Why Missing Metadata Still Matters
Even though the rules of evidence do not exclude it, a screenshot without metadata raises genuine reliability concerns that a board or commander is entitled, and well advised, to weigh. Metadata is what ordinarily ties a message to a sender, a recipient, a time, and an account. Without it, a screenshot is just an image of text that can be edited, fabricated, mislabeled, taken out of sequence, or attributed to the wrong person. The image alone does not prove who wrote the message or that it is complete and unaltered.
This is why the practical strategy in administrative and NJP settings is to attack credibility and weight rather than admissibility. A service member can argue that the screenshot is unverifiable, that the original message and its metadata were never produced even though they presumably exist, and that fairness requires the decision-maker to discount an image that cannot be authenticated. When the government controls the email system but offers only a cropped picture, that choice can itself look suspicious and undermine the evidence.

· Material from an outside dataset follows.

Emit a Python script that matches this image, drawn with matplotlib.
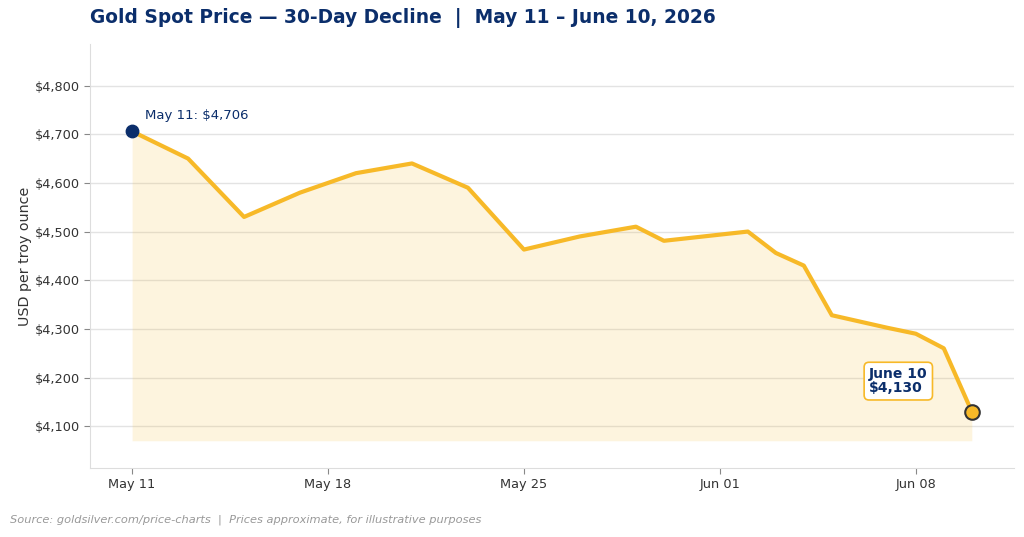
import matplotlib
matplotlib.use("Agg")
import matplotlib.pyplot as plt
import matplotlib.dates as mdates
import matplotlib.ticker as mticker
import numpy as np

# data
dates = ["2026-05-11", "2026-05-13", "2026-05-15", "2026-05-17", "2026-05-19",
         "2026-05-21", "2026-05-23", "2026-05-25", "2026-05-27", "2026-05-29",
         "2026-05-30", "2026-06-02", "2026-06-03", "2026-06-04", "2026-06-05",
         "2026-06-07", "2026-06-08", "2026-06-09", "2026-06-10"]
prices = [4706, 4650, 4530, 4580, 4620, 4640, 4590, 4463, 4490, 4510,
          4481, 4500, 4456, 4430, 4328, 4302, 4290, 4260, 4130]
tick_dates = ["2026-05-11", "2026-05-18", "2026-05-25", "2026-06-01", "2026-06-08"]

gold = "#F7B928"
navy = "#0B2E6B"

x = np.array(dates, dtype="datetime64[D]").astype("O")
y = np.array(prices)
fill_base = y.min() - 60

fig = plt.figure(figsize=(10.24, 5.37), dpi=100)
ax = fig.add_axes([0.088, 0.1285, 0.902, 0.79])

ax.fill_between(x, y, fill_base, color=gold, alpha=0.15, linewidth=0)
ax.plot(x, y, color=gold, linewidth=3, zorder=3)

ax.scatter([x[0]], [y[0]], s=80, color=navy, zorder=4)
ax.scatter([x[-1]], [y[-1]], s=110, color=gold, edgecolor="#333333", linewidth=1.5, zorder=4)

ax.annotate(f"May 11: ${y[0]:,}", xy=(x[0], y[0]), xytext=(9, 9),
            textcoords="offset points", fontsize=9.5, color=navy)
ax.annotate(f"June 10\n${y[-1]:,}", xy=(x[-1], y[-1]), xytext=(-74, 14),
            textcoords="offset points", fontsize=10, fontweight="bold", color=navy,
            linespacing=1.0,
            bbox=dict(boxstyle="round,pad=0.35", fc="white", ec=gold, lw=1.2))

ax.set_xlim(mdates.date2num(x[0]) - 1.5, mdates.date2num(x[-1]) + 1.5)
ax.set_ylim(4014, 4886)
ax.set_xticks([mdates.date2num(np.datetime64(d, "D").astype("O")) for d in tick_dates])
ax.xaxis.set_major_formatter(mdates.DateFormatter("%b %d"))
ax.yaxis.set_major_locator(mticker.MultipleLocator(100))
ax.yaxis.set_major_formatter(mticker.FuncFormatter(lambda v, p: f"${v:,.0f}"))
ax.set_ylabel("USD per troy ounce", fontsize=10.3, color="#333333", labelpad=2)

ax.grid(axis="y", color="#e3e3e3", linewidth=1)
ax.set_axisbelow(True)
for s in ["top", "right"]:
    ax.spines[s].set_visible(False)
for s in ["left", "bottom"]:
    ax.spines[s].set_color("#dddddd")
ax.tick_params(colors="#333333", labelsize=9.3)
ax.tick_params(axis="both", color="#888888", length=4)

fig.text(0.088, 0.966, "Gold Spot Price \u2014 30-Day Decline  |  May 11 \u2013 June 10, 2026",
         fontsize=13.4, fontweight="bold", color=navy, ha="left", va="center")
fig.text(0.01, 0.032, "Source: goldsilver.com/price-charts  |  Prices approximate, for illustrative purposes",
         fontsize=8.2, style="italic", color="#999999", ha="left", va="center")

fig.savefig("out.png", dpi=100)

How Boards and Commanders Tend to Treat Such Evidence
Decision-makers vary, but several patterns are common. A screenshot that is corroborated, for example by the recipient’s testimony, by an admission, by surrounding context, or by the original message, tends to be credited even without metadata. A standalone screenshot with no corroboration and a plausible challenge to its authenticity is far more vulnerable, and a careful board or commander may give it little weight. Because the burden in a BOI rests on the government to prove the basis for separation by a preponderance of the evidence, and because NJP still requires the commander to be persuaded that the member committed the offense, unreliable images can fail to carry that burden even when they are formally considered.
Building or Defeating a Screenshot
For the member contesting such evidence, the most effective steps are to request the original electronic message and its metadata, to point out any inconsistencies or signs of editing, to question whether the purported sender’s account or device is reliably linked to the message, and to offer an innocent explanation or contradictory evidence. In NJP, the member can submit matters in defense and, where applicable, decline NJP and demand a court-martial, where the stricter authentication rules apply and a bare screenshot is much harder to use.
For the command relying on the evidence, the lesson is that metadata-free screenshots are fragile. Preserving the native message, documenting the chain of how the image was captured, and corroborating it with witness statements all strengthen the case and reduce the risk that the evidence is dismissed as unreliable.
Practical Takeaways
In both boards of inquiry and nonjudicial punishment, email screenshots without metadata are generally admissible in the sense that the decision-maker may consider them, because these forums do not apply the strict Military Rules of Evidence. The real contest is over reliability and weight. The lack of metadata leaves the evidence open to challenge as unauthenticated and potentially altered, and a well-supported objection can persuade a board or commander to discount it. A service member facing this kind of evidence should demand the original messages, attack the gaps in authenticity, and consult military counsel, especially since electing a court-martial would trigger the formal authentication rules that a bare screenshot may not satisfy.
Disclaimer
This article is provided strictly for general educational and informational purposes. It is intended to explain how the Uniform Code of Military Justice (UCMJ), the Rules for Courts-Martial, the Military Rules of Evidence, and related military administrative processes work as a matter of public legal education. It does not constitute legal advice, a legal opinion, or a recommendation about any particular case, and it is not a substitute for advice from a qualified military defense attorney who can evaluate the specific facts and command, service, and jurisdictional circumstances involved.
Reading this article, or contacting any website on which it appears, does not create an attorney-client relationship between the reader and any law firm, attorney, or author. Every court-martial, nonjudicial punishment action, administrative separation, and security-clearance matter turns on its own facts, the charged articles, the convening authority, the service branch, and the evidence, and outcomes vary widely from one case to another.
Military law also changes over time. The Military Justice Act of 2016 (effective January 1, 2019) and subsequent National Defense Authorization Acts renumbered and rewrote many punitive articles, revised the Article 32 preliminary hearing, and altered sentencing, clemency, and appellate procedures. Statutes, regulations, executive orders, the Manual for Courts-Martial, and decisions of the service Courts of Criminal Appeals and the Court of Appeals for the Armed Forces may have been amended, superseded, or reinterpreted after this article was written, and article numbers or procedures cited here may have changed.